Results and Visualization

After running the training loops, the results dictionary contains the training loss and validation accuracy per epoch for each optimizer. Let's visualize these results to compare their performance.

We'll plot the training loss curves and validation accuracy curves.

Comparison of training loss curves for different optimizers over 10 epochs.

Comparison of validation accuracy curves for different optimizers over 10 epochs.

Analysis and Interpretation

From the plots (using typical example results), we can observe several patterns:

Convergence Speed: Adam and RMSprop generally show the fastest initial convergence. Their training loss drops significantly faster in the early epochs compared to SGD and even Momentum SGD. This aligns with the idea that adaptive learning rates help make more aggressive progress, especially at the start of training.
Momentum's Benefit: SGD with Momentum converges faster and often reaches a better final state (lower loss, higher accuracy) within the fixed epochs compared to plain SGD. The momentum term helps it navigate the loss landscape more effectively, overcoming small local minima or plateaus and accelerating in consistent gradient directions.
Adaptive Methods Performance: In this example, both Adam and RMSprop perform very well, converging quickly to a low loss and high validation accuracy. Adam often has a slight edge, benefiting from incorporating both momentum (first moment) and adaptive scaling (second moment).
Final Performance: While the adaptive methods converge faster, SGD with Momentum might eventually catch up or even slightly surpass them with careful tuning and more training time. However, Adam and RMSprop often provide excellent performance with less tuning effort, making them popular default choices.
Stability: Although not explicitly measured here, adaptive methods can sometimes be more stable across different learning rates compared to SGD, though they are not immune to poor hyperparameter choices.

Important Considerations:

Hyperparameters: The results are highly dependent on the chosen learning rate. A different learning rate might favor a different optimizer. Adaptive optimizers are generally less sensitive to the initial learning rate choice than SGD, but tuning it still matters.
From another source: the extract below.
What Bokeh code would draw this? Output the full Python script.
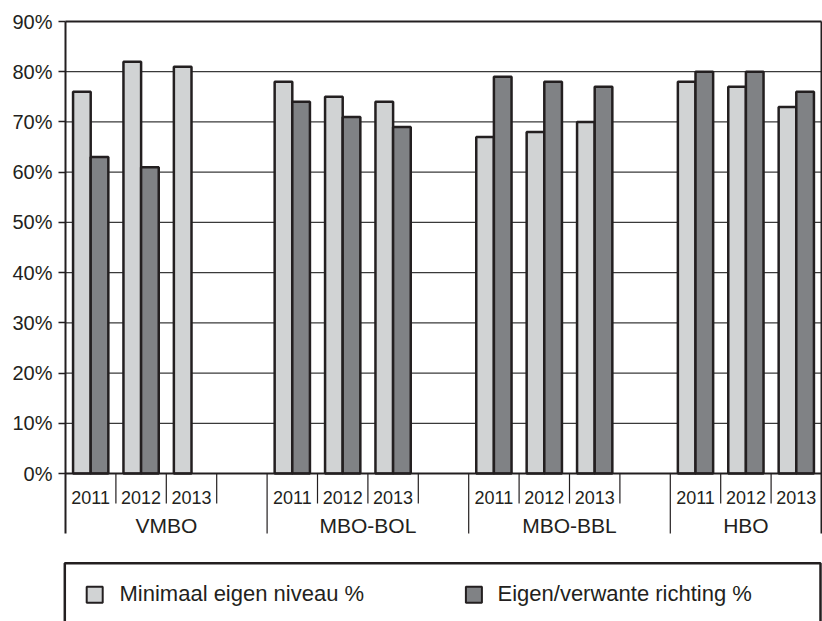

Other hyperparameters (momentum factor for SGD, decay rates $\beta_1, \beta_2$ for Adam/RMSprop) also play a role.
Dataset and Model: The relative performance of optimizers can change based on the complexity of the dataset, the architecture of the network (e.g., CNNs, RNNs), and the presence of other techniques like Batch Normalization.
Generalization: Faster convergence on the training set doesn't always guarantee better generalization to unseen data. Monitor validation metrics closely. Sometimes, simpler optimizers like SGD with Momentum, although slower, might find flatter minima that generalize better, especially with good regularization.

Conclusion

This practical exercise demonstrates the tangible differences between common optimization algorithms. Adaptive methods like Adam and RMSprop often provide faster convergence, making them efficient choices for many deep learning tasks. SGD with Momentum remains a strong contender, particularly when carefully tuned, and is sometimes favored for its potential generalization benefits in certain scenarios.

Understanding these behaviors through experimentation helps you make informed decisions when selecting and tuning optimizers for your own deep learning projects. Remember that while defaults like Adam work well in many cases, comparing alternatives can sometimes yield better results for your specific problem.